Lab members will have the following accounts:

  • NCSA account, which will provide access to most resources

  • UIUC account, which will be used for Campus Cluster.

  • Various accounts related to external providers: Github, BitBucket, Trello, and Slack (invitation will be issued).

Tools

This section will be filled out over time, but it will include links to software and hardware tools that may be of use.

We run several services.

  • curldrop: You can execute curl -T somefile http://use.yt/upload/ to share a file up to several gigabytes. The return value will be the hash at which the file can be located.

  • Box: University of Illinois has a Box subscription that provides quote-unquote unlimited storage. You can

  • Hackpad: You can either use HackMD or our self-hosted CodiMD.

  • The yt pastebin at http://paste.yt-project.org/ is hosted on DXL resources and can be accessed via the command line through the yt command line tool and the pastebin and pastebin_grab subcommands.
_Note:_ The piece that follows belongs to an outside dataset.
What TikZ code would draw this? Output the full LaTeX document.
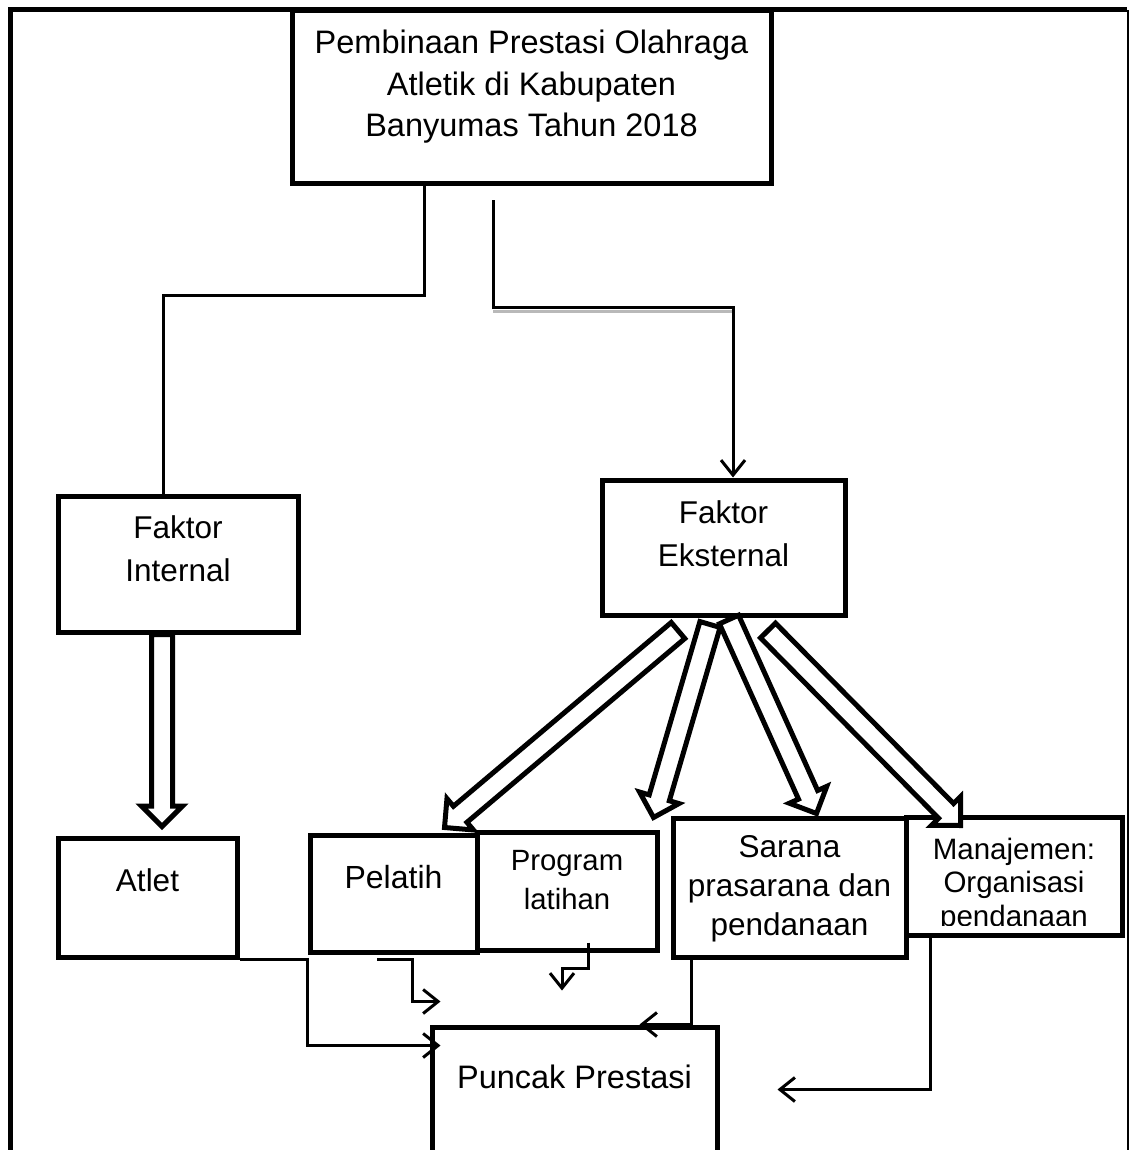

The dxl-tools repository includes tools to utilize our curlDrop server and to connect to remote Jupyter kernels on dxl resources. Until it is released on PyPI, you can install it manually or with pip install hg+http://bitbucket.org/data-exp-lab/dxl-tools . To use it, you must create ~/.dxl/dxl.cfg and put in it::

[dxl]
upload_url = http://use.yt/upload/

You can then upload files with::

dxl upload file1 file2 file3

The dxl utility can also upload to Slack. To use that aspect, go to Slack Web API site, and generate an API key for yourself. Put that in ~/.dxl/dxl.cfg like so::

[dxl]
slack_api_key=WHATEVER

Now you can use the command::

dxl slack_upload file1

Optionally, you can specify --channel to send it to a specific channel. To send to a specific person, you have to specify @ at the start, i.e., --channel "@matt" .

Purchasing

To purchase equipment, whether that is computer hardware/accessories or intellectual materials such as books, send an email to Matt’s Illinois address with links to the equipment on CDW, Dell or Amazon along with prices and a sentence or two about what they are and why you need the items. If the purchase is okay, he will forward it on to the appropriate contact people.